Looking back on 2015, it was a significant year for the lighting and photonics community; it was the year that the world celebrated light. Launched at the start of 2015, the International Year of Light (IYL) was a celebration of light and light-based technologies across the world.
One of the main objectives of the IYL was to improve the public’s understanding of the central role that light plays in the modern world. Similarly, our goal in publishing this blog has been to share information about the fundamentals of glass and its interaction with light. To conclude 2015 and the first year of our blog, this article shares research and technologies that have made an impact in 2015 and promise to set a new course for the future.
LED Technology and Research Advancements
The rate of LED adoption continues to accelerate, but several obstacles remain before widespread adoption is realized, including lower costs and performance issues. Researchers continue to explore ways to improve the manufacturability of LEDs and seek to develop methods that lower their costs. At Florida State University, researchers developed a new highly efficient and low-cost method to produce LEDs based on a single-layer technique that combines organic and inorganic materials. Other researchers took a more novel approach and developed a manufacturing method that creates LEDs from food and beverage waste.
On-going research strives to improve the efficiency, reliability, and performance of LEDs. The material composition of an LED determines not only the cost of the LED but its actual performance. White LEDs are typically composed of a gallium nitride material with phosphor; however, other materials are being investigated that could lead to higher-performing LEDs. For instance, in 2015 researchers demonstrated the first color-tunable LED made from graphene. Conventional colored LEDs only emit narrow bands of light, which is determined by their composition and manufacturing. Graphene-based LEDs could be tuned to emit any color in the visible spectrum, creating a promising but still nascent technology.
Growth of Light-based Technologies and Applications
As LED technology advances, new applications for LED-based technologies also emerge, which were previously unachievable with traditional light sources. For example, an NUS study showed the potential of blue LEDs as a novel chemical-free food preservation method.
Light-based technologies power the manufacturing world; precision laser systems, robotics, machine vision systems, and advanced sensor and inspection systems enable ever-increasing levels of quality and efficiency. The way we communicate is also rapidly evolving: Li-Fi technology promises much faster and more secure data transfer; faster computers are being developed that use light to store and transmit data; and the Internet of Things requires the progression of increased connectivity.
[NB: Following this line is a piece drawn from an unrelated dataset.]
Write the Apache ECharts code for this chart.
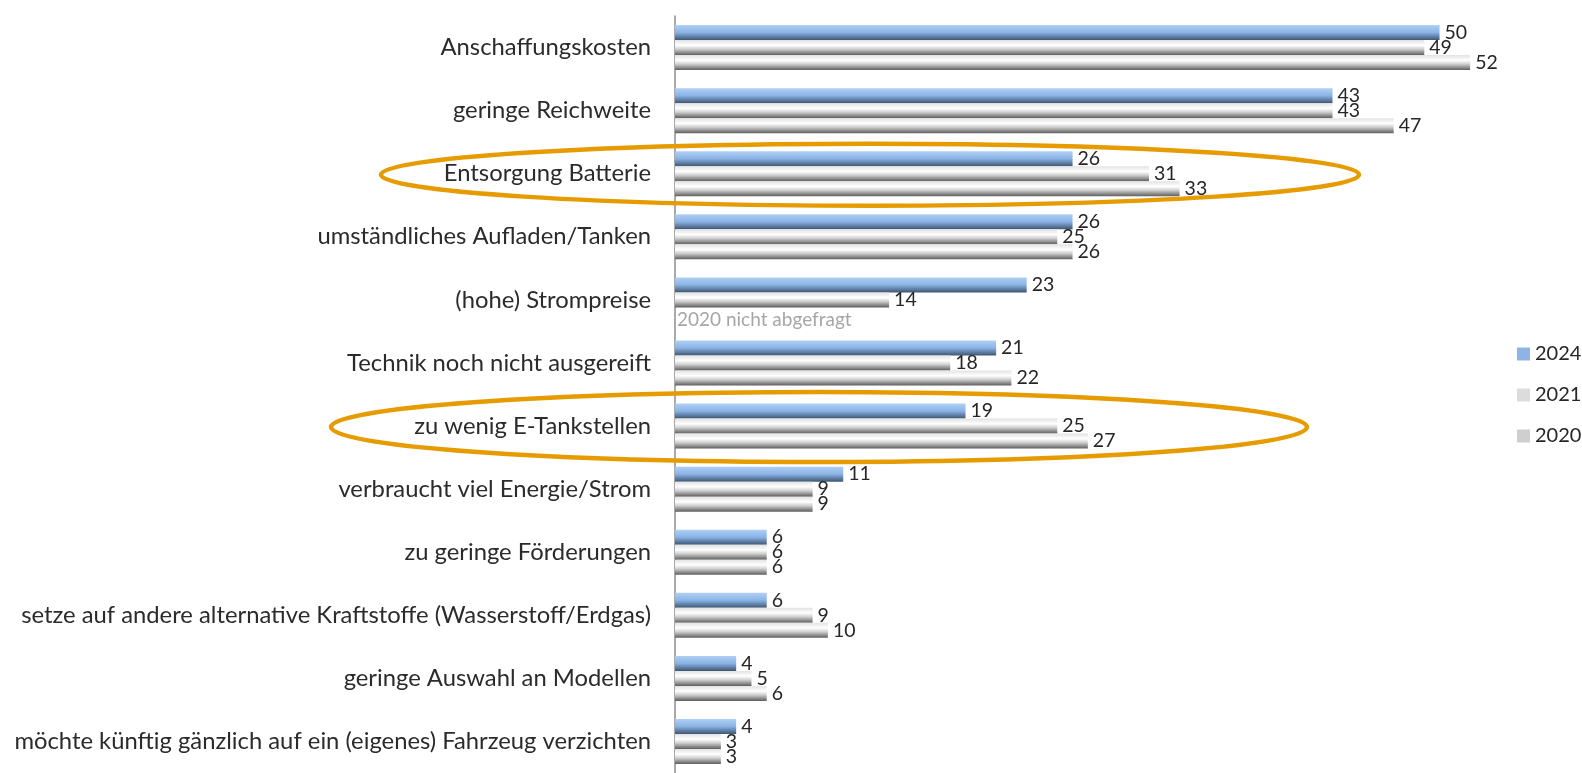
<!DOCTYPE html>
<html>
<head>
<meta charset="utf-8">
<script src="https://cdn.jsdelivr.net/npm/echarts@6/dist/echarts.min.js"></script>
<style>
  html, body { margin: 0; padding: 0; background: #fff; }
  #chart { width: 1582px; height: 773px; }
</style>
</head>
<body>
<div id="chart"></div>
<script>
const categories = [
  'Anschaffungskosten',
  'geringe Reichweite',
  'Entsorgung Batterie',
  'umständliches Aufladen/Tanken',
  '(hohe) Strompreise',
  'Technik noch nicht ausgereift',
  'zu wenig E-Tankstellen',
  'verbraucht viel Energie/Strom',
  'zu geringe Förderungen',
  'setze auf andere alternative Kraftstoffe (Wasserstoff/Erdgas)',
  'geringe Auswahl an Modellen',
  'möchte künftig gänzlich auf ein (eigenes) Fahrzeug verzichten',
]
const values2024 = [50, 43, 26, 26, 23, 21, 19, 11, 6, 6, 4, 4]
const values2021 = [49, 43, 31, 25, 14, 18, 25, 9, 6, 9, 5, 3]
// null = 2020 nicht abgefragt
const values2020 = [52, 47, 33, 26, null, 22, 27, 9, 6, 10, 6, 3]
const highlighted = ['Entsorgung Batterie', 'zu wenig E-Tankstellen']
const notAskedNote = '2020 nicht abgefragt'

const FONT = 'Lato, "Open Sans", sans-serif'

const blueGrad = new echarts.graphic.LinearGradient(0, 0, 0, 1, [
  { offset: 0, color: '#b0d0f5' },
  { offset: 0.5, color: '#8ab3e6' },
  { offset: 1, color: '#3f5672' },
])
const grayGrad = new echarts.graphic.LinearGradient(0, 0, 0, 1, [
  { offset: 0, color: '#e2e2e2' },
  { offset: 0.35, color: '#ffffff' },
  { offset: 0.6, color: '#d0d0d0' },
  { offset: 1, color: '#5e5e5e' },
])

const valueLabel = {
  show: true, position: 'right', distance: 5,
  color: '#262626', fontSize: 19.5, fontFamily: FONT,
}

const chart = echarts.init(document.getElementById('chart'))

chart.setOption({
  animation: false,
  backgroundColor: '#fff',
  grid: { left: 675, top: 16, height: 763, right: 66 },
  legend: {
    orient: 'vertical', left: 1512, top: 339, itemGap: 21, padding: 5,
    itemWidth: 13, itemHeight: 13, icon: 'rect',
    textStyle: { fontSize: 20, color: '#262626', fontFamily: FONT },
    data: [
      { name: '2024', itemStyle: { color: '#8db4e2' } },
      { name: '2021', itemStyle: { color: '#dcdcdc' } },
      { name: '2020', itemStyle: { color: '#cfcfcf' } },
    ],
  },
  xAxis: {
    type: 'value', min: 0, max: 55, show: false,
  },
  yAxis: {
    type: 'category', data: categories, inverse: true,
    axisLine: { show: true, lineStyle: { color: '#8c8c8c', width: 1.5 } },
    axisTick: { show: false },
    axisLabel: { margin: 24, fontSize: 23.8, color: '#2b2b2b', fontFamily: FONT },
  },
  series: [
    {
      name: '2024', type: 'bar', data: values2024, barWidth: 15, barGap: '0%',
      itemStyle: { color: blueGrad }, label: valueLabel,
    },
    {
      name: '2021', type: 'bar', data: values2021, barWidth: 15, barGap: '0%',
      itemStyle: { color: grayGrad }, label: valueLabel,
    },
    {
      name: '2020', type: 'bar', barWidth: 15, barGap: '0%',
      itemStyle: { color: grayGrad },
      data: values2020.map(v => v === null
        ? { value: 0, label: { formatter: notAskedNote, color: '#a6a6a6', distance: 2, offset: [0, 5], fontSize: 19 } }
        : v),
      label: valueLabel,
    },
  ],
})

// orange ellipses around the highlighted categories
const ellipseSizes = [{ cx: 870, rx: 489, ry: 31 }, { cx: 819, rx: 488, ry: 35 }]
chart.setOption({
  graphic: highlighted.map((name, i) => {
    const cy = chart.convertToPixel({ yAxisIndex: 0 }, name)
    const s = ellipseSizes[i]
    return {
      type: 'ellipse', z: 100, silent: true,
      shape: { cx: s.cx, cy: cy + 1, rx: s.rx, ry: s.ry },
      style: { fill: 'none', stroke: '#e69c00', lineWidth: 4.5 },
    }
  }),
})
</script>
</body>
</html>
Photonics enables all of these technologies. Listed below are several articles that share research that is helping to change and improve the way we communicate.
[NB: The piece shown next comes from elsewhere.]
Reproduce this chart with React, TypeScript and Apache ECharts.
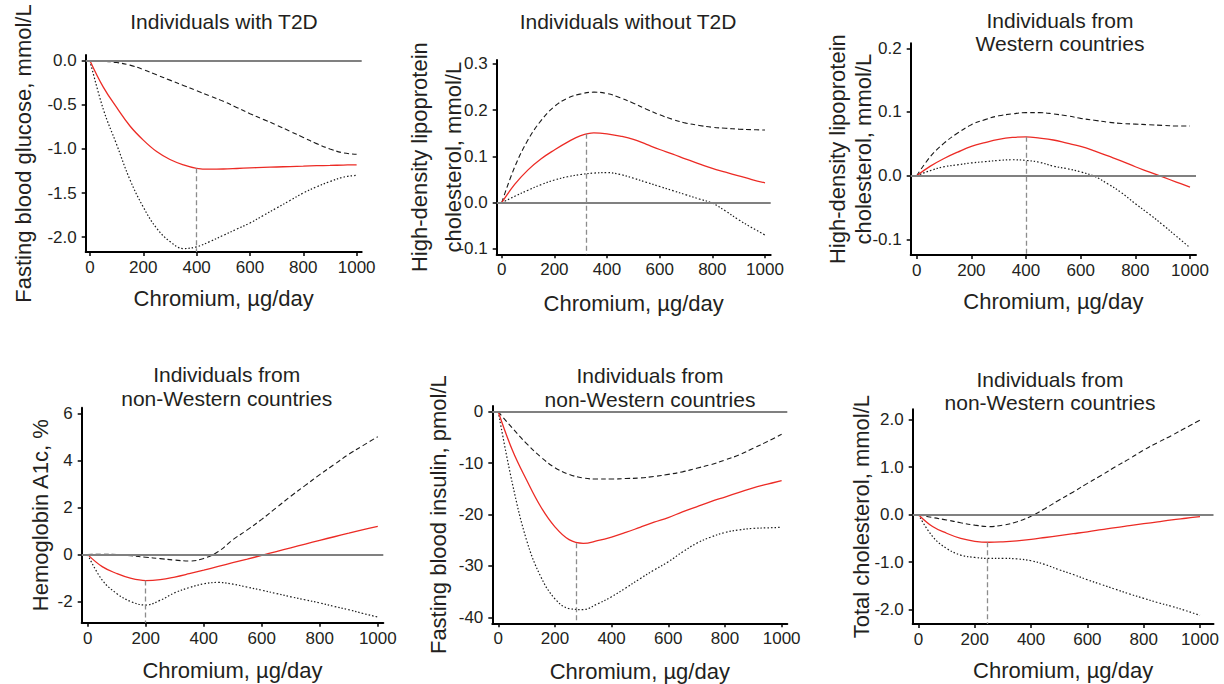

- Green light generation from a silicon nanoplasmonic waveguide
- Novel laser diode technology for free-space communications
- ASU researchers demonstrate the world's first white lasers
- Li-Fi has just been tested in the real world, and it's 100 times faster than Wi-Fi
- Stanford breakthrough heralds super-efficient light-based computers
- Light-based memory chip is the first ever to store data permanently
Light-based technologies are not limited to communications and computing; the use of light within the medical field is seeing significant achievements and breakthroughs. A new light-activated drug delivery system was developed to treat eye diseases. While another study focused on improving veteran’s health showed the benefits of red and near-infrared light therapy for repairing brain function. Laser pulses were also researched as a method to improve the accuracy of tumor detection. Light-based technologies continue to expand the capabilities of medicine.